start MATERIAL PROVIDED
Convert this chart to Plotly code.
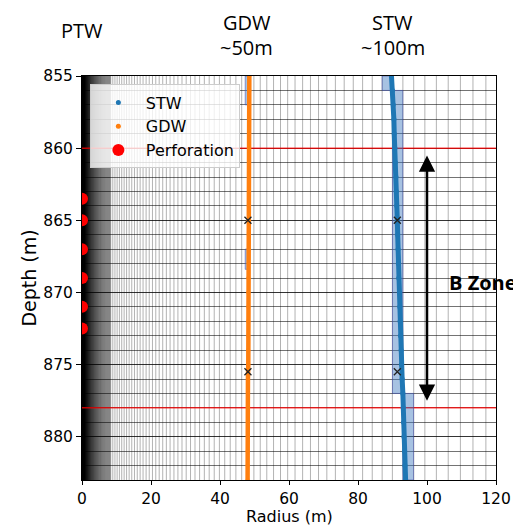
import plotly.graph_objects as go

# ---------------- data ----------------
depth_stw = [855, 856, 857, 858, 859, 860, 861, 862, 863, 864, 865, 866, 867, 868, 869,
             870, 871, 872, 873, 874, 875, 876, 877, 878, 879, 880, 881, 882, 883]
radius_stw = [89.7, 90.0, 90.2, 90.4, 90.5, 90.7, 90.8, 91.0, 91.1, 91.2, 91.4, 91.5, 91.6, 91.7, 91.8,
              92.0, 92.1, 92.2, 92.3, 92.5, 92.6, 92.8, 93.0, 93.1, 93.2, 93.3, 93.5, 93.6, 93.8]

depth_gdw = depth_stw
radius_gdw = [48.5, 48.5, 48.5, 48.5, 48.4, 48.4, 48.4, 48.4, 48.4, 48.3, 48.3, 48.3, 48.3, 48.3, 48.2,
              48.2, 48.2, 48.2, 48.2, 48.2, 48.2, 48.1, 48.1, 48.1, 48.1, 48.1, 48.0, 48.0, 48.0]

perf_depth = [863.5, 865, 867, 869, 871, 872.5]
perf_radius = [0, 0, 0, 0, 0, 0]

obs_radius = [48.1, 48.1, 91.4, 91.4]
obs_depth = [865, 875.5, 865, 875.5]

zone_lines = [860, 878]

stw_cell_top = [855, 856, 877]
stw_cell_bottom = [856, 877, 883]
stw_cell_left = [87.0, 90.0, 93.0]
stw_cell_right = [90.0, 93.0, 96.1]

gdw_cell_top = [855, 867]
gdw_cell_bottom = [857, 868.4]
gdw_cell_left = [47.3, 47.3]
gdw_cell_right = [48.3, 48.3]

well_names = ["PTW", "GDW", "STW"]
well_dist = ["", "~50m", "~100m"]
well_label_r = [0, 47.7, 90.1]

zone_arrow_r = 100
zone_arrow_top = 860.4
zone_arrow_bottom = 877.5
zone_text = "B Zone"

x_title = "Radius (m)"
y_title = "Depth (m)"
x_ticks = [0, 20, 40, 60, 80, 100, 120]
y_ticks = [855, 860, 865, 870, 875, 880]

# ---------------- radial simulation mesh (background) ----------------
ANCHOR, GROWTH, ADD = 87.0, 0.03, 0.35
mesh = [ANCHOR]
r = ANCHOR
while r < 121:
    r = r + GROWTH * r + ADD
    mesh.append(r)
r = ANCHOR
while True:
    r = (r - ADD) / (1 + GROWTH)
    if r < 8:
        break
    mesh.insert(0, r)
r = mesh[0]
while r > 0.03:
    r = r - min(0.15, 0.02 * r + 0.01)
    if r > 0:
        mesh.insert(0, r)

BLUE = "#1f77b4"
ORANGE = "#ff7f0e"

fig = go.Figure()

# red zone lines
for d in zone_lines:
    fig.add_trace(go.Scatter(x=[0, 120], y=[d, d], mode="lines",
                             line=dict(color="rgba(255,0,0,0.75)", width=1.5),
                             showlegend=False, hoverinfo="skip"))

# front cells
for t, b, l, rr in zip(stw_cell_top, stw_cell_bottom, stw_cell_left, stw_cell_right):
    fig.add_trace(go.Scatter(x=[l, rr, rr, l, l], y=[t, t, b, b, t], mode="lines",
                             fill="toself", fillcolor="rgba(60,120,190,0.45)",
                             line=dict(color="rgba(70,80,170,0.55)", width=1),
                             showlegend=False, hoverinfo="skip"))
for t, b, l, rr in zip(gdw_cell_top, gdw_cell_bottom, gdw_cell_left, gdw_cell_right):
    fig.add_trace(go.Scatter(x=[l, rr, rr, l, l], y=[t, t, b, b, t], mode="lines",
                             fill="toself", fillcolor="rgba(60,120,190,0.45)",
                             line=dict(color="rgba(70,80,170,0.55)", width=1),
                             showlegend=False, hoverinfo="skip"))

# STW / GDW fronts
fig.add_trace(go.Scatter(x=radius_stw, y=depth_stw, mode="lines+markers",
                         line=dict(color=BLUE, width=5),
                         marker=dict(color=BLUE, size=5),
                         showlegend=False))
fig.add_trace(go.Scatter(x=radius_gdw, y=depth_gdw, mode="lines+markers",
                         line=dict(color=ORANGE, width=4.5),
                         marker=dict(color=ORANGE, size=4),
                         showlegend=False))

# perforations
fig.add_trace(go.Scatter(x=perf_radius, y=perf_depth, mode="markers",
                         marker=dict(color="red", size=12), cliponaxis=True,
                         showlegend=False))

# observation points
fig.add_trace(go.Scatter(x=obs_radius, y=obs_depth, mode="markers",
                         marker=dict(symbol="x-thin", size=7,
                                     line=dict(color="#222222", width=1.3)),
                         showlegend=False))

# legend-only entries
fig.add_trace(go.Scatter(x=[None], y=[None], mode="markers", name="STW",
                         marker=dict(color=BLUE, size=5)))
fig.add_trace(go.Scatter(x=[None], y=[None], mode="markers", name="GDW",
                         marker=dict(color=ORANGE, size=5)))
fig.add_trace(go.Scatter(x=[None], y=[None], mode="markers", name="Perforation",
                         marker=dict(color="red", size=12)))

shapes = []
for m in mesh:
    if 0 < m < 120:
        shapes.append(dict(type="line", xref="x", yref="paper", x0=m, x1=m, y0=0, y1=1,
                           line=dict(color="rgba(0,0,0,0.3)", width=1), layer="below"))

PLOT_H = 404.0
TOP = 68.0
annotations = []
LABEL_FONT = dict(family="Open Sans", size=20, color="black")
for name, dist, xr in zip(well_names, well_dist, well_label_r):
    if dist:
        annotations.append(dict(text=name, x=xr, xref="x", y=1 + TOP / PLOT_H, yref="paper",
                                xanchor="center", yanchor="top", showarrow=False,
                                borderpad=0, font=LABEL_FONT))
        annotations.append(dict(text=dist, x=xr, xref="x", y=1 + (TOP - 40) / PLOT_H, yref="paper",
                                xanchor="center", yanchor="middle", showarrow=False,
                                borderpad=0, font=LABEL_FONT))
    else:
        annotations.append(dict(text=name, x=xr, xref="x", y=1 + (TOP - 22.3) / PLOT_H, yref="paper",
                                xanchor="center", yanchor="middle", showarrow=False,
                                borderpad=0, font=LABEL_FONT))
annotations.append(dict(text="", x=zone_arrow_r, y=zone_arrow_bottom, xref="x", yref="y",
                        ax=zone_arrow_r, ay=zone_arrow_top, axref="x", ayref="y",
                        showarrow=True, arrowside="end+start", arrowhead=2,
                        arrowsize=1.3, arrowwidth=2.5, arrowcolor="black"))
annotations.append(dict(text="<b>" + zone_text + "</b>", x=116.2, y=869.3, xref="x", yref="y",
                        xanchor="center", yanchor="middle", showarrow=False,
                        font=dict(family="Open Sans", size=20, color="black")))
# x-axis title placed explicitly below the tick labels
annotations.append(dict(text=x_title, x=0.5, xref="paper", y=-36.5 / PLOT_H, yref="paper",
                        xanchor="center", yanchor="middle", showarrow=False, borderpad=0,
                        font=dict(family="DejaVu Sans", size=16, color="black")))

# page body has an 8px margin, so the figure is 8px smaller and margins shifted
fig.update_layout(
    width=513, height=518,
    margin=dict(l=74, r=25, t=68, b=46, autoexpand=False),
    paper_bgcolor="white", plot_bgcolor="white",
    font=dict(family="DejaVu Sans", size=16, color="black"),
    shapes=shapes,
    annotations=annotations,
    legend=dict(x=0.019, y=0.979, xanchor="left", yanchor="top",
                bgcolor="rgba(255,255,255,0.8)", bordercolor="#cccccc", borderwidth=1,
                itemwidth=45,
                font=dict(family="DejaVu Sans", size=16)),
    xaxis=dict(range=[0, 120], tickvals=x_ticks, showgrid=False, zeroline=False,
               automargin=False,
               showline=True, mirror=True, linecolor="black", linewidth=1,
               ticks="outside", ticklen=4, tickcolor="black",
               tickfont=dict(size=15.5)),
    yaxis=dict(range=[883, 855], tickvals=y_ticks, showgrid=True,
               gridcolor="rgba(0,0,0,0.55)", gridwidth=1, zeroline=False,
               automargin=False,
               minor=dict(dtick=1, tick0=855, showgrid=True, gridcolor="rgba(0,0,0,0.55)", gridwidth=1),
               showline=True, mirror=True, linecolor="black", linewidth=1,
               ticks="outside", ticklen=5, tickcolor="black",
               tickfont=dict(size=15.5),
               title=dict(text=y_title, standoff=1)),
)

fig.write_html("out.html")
end MATERIAL PROVIDED
TASK DETAILS. Restate the data word for word from its first line through the line with "well_label_r = [0, 47.7, 90.1]", leaving out any picture along the way.

WRITTEN ANSWER.
Convert this chart to Plotly code.
import plotly.graph_objects as go

# ---------------- data ----------------
depth_stw = [855, 856, 857, 858, 859, 860, 861, 862, 863, 864, 865, 866, 867, 868, 869,
             870, 871, 872, 873, 874, 875, 876, 877, 878, 879, 880, 881, 882, 883]
radius_stw = [89.7, 90.0, 90.2, 90.4, 90.5, 90.7, 90.8, 91.0, 91.1, 91.2, 91.4, 91.5, 91.6, 91.7, 91.8,
              92.0, 92.1, 92.2, 92.3, 92.5, 92.6, 92.8, 93.0, 93.1, 93.2, 93.3, 93.5, 93.6, 93.8]

depth_gdw = depth_stw
radius_gdw = [48.5, 48.5, 48.5, 48.5, 48.4, 48.4, 48.4, 48.4, 48.4, 48.3, 48.3, 48.3, 48.3, 48.3, 48.2,
              48.2, 48.2, 48.2, 48.2, 48.2, 48.2, 48.1, 48.1, 48.1, 48.1, 48.1, 48.0, 48.0, 48.0]

perf_depth = [863.5, 865, 867, 869, 871, 872.5]
perf_radius = [0, 0, 0, 0, 0, 0]

obs_radius = [48.1, 48.1, 91.4, 91.4]
obs_depth = [865, 875.5, 865, 875.5]

zone_lines = [860, 878]

stw_cell_top = [855, 856, 877]
stw_cell_bottom = [856, 877, 883]
stw_cell_left = [87.0, 90.0, 93.0]
stw_cell_right = [90.0, 93.0, 96.1]

gdw_cell_top = [855, 867]
gdw_cell_bottom = [857, 868.4]
gdw_cell_left = [47.3, 47.3]
gdw_cell_right = [48.3, 48.3]

well_names = ["PTW", "GDW", "STW"]
well_dist = ["", "~50m", "~100m"]
well_label_r = [0, 47.7, 90.1]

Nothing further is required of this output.